受け入れ事業所が増えるためには
小児を対象とする事業所はまだ少ない
必要な医療機器があれば、重度の障がいを持つ子どもでも自宅で生活することが可能です。ご家族が安心して生活を送るためには、医療や介護のサポートが必要不可欠です。しかし、医療的ケア児を受け入れている事業所は多くありません。受け入れに消極的な理由はどこにあるのか、そして受け入れ事業所が増えるためにはどうすればいいのかをみていきましょう。
看護師が抱える不安
小児在宅医療に対して看護師が抱える不安として多く挙げられるのが、「難しい病気に対する処置への不安」です。医療的ケア児の多くは難病を患っているため、これまでに経験のない病状に対して看護を行うケースが増えます。

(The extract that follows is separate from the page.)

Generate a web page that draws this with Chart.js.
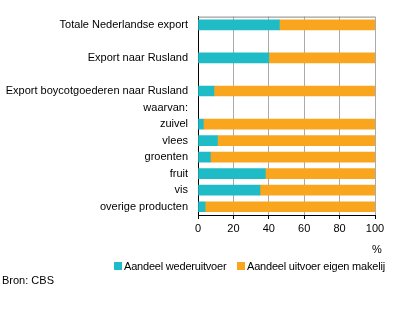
<!DOCTYPE html>
<html>
<head>
<meta charset="utf-8">
<script src="https://cdn.jsdelivr.net/npm/chart.js@4.4.0/dist/chart.umd.min.js"></script>
<style>
  body { margin: 0; background: #fff; font-family: "Liberation Sans", Arial, sans-serif; font-size: 11px; color: #000; }
  #wrap { position: relative; width: 396px; height: 325px; }
  .txt { position: absolute; line-height: 13px; white-space: nowrap; }
  .leg { letter-spacing: -0.2px; }
  .box { display: inline-block; width: 8px; height: 8px; margin-right: 2px; }
</style>
</head>
<body>
<div id="wrap">
  <canvas id="our-chart" width="396" height="325"></canvas>
  <span class="txt" style="left:372px; top:243px;">%</span>
  <span class="txt leg" style="left:114px; top:260px;"><span class="box" style="background:#1fbcc7"></span>Aandeel wederuitvoer</span>
  <span class="txt leg" style="left:237px; top:260px;"><span class="box" style="background:#f9a61e"></span>Aandeel uitvoer eigen makelij</span>
  <span class="txt" style="left:2px; top:274px;">Bron: CBS</span>
</div>
<script>
// Categories and values (percent of export)
const categories = ['Totale Nederlandse export', '', 'Export naar Rusland', '', 'Export boycotgoederen naar Rusland', 'waarvan:', 'zuivel', 'vlees', 'groenten', 'fruit', 'vis', 'overige producten'];
const wederuitvoer = [46, null, 40, null, 9, null, 3, 11, 7, 38, 35, 4];
const eigenMakelij = [54, null, 60, null, 91, null, 97, 89, 93, 62, 65, 96];
const xTicks = [0, 20, 40, 60, 80, 100];

// top border of the plot area
const topBorder = {
  id: 'topBorder',
  afterDraw(chart) {
    const {ctx, chartArea} = chart;
    ctx.save();
    ctx.strokeStyle = '#888';
    ctx.lineWidth = 1;
    ctx.beginPath();
    ctx.moveTo(chartArea.left, chartArea.top + 0.5);
    ctx.lineTo(chartArea.right, chartArea.top + 0.5);
    ctx.stroke();
    ctx.restore();
  }
};

Chart.defaults.font.family = '"Liberation Sans", Arial, sans-serif';
Chart.defaults.font.size = 11;
Chart.defaults.color = '#000';

const ctx = document.getElementById('our-chart').getContext('2d');
const myChart = new Chart(ctx, {
  type: 'bar',
  data: {
    labels: categories,
    datasets: [{
      label: 'Aandeel wederuitvoer',
      data: wederuitvoer,
      backgroundColor: '#1fbcc7',
      barThickness: 10
    }, {
      label: 'Aandeel uitvoer eigen makelij',
      data: eigenMakelij,
      backgroundColor: '#f9a61e',
      barThickness: 10
    }]
  },
  options: {
    indexAxis: 'y',
    responsive: false,
    animation: false,
    layout: { padding: { top: 13, right: 21, bottom: 90, left: 0 } },
    plugins: {
      legend: { display: false },
      tooltip: { enabled: false }
    },
    scales: {
      x: {
        stacked: true,
        min: 0,
        max: 100,
        afterBuildTicks: (scale) => { scale.ticks = xTicks.map(v => ({ value: v })); },
        afterFit: (scale) => { scale.height = 20; },
        grid: { color: '#aaa', tickColor: '#000', tickLength: 4 },
        border: { color: '#000' },
        ticks: { padding: 3, maxRotation: 0 }
      },
      y: {
        stacked: true,
        afterFit: (scale) => { scale.width = 198; },
        grid: { display: false, drawTicks: false },
        border: { color: '#000' },
        ticks: { padding: 10, autoSkip: false }
      }
    }
  },
  plugins: [topBorder]
});
</script>
</body>
</html>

担当する際にはその病気について深く学び、病状の変化について注意深く観察しなければなりません。そのため、「自分にできるのか」「緊急時の対応はどうすればいいのか」といった不安から、小児在宅看護への参入に踏み出せないようです。
また、「ご家族の思いに寄り添えるかどうか」も懸念材料となっているようです。子どもの介護者となるのはその子の親であることがほとんどです。障がいの有無に限らず、親というのは子どもの成長を願い、成長するとともに子どもにしてあげたいこと、やらせてみたいことが変化していきます。しかし、訪問看護ではご家族と関われる時間に限りがあるため、親の思いをきちんと汲み取ったケアができるかを不安に感じる看護師が多いのです。
成長という点で言えば、ケアの方法も子どもの成長に併せて変化していきます。身体が大きくなればその分負担は大きくなりますし、それに応じてケアの方法を大きく変更することもあります。
どういった対応が必要か
では、こういった不安に対してどのように対応すべきでしょうか。ポイントとなるのは、「集団的な対応」と「小児患者及びそのご家族とのコミュニケーション」です。訪問するたびに子どもの状態は変化し、それに応じて対応内容も変化します。また、ご家族の生活環境が変化することもあります。その際には、変化したことや分からないことを放置せず、積極的にスタッフ間で情報共有をする必要があります。例えば、写真付きの手順書を作成し、都度更新すれば業務の属人化を防ぐことができます。
コミュニケーションについては、まずは介護者との会話を中心に積極的にコミュニケーションを図り、二人三脚の意識を持つことが大切です。それに加えて他の事業所との連携を密にとり、それぞれが持つ情報を表に出すことでスムーズなケアの提供が可能となります。
こういった取り組み以外にも、スキルアップ支援や地域の受け皿拡大などを進めていくことで、受け入れ事業所の数が増えていくのではないでしょうか。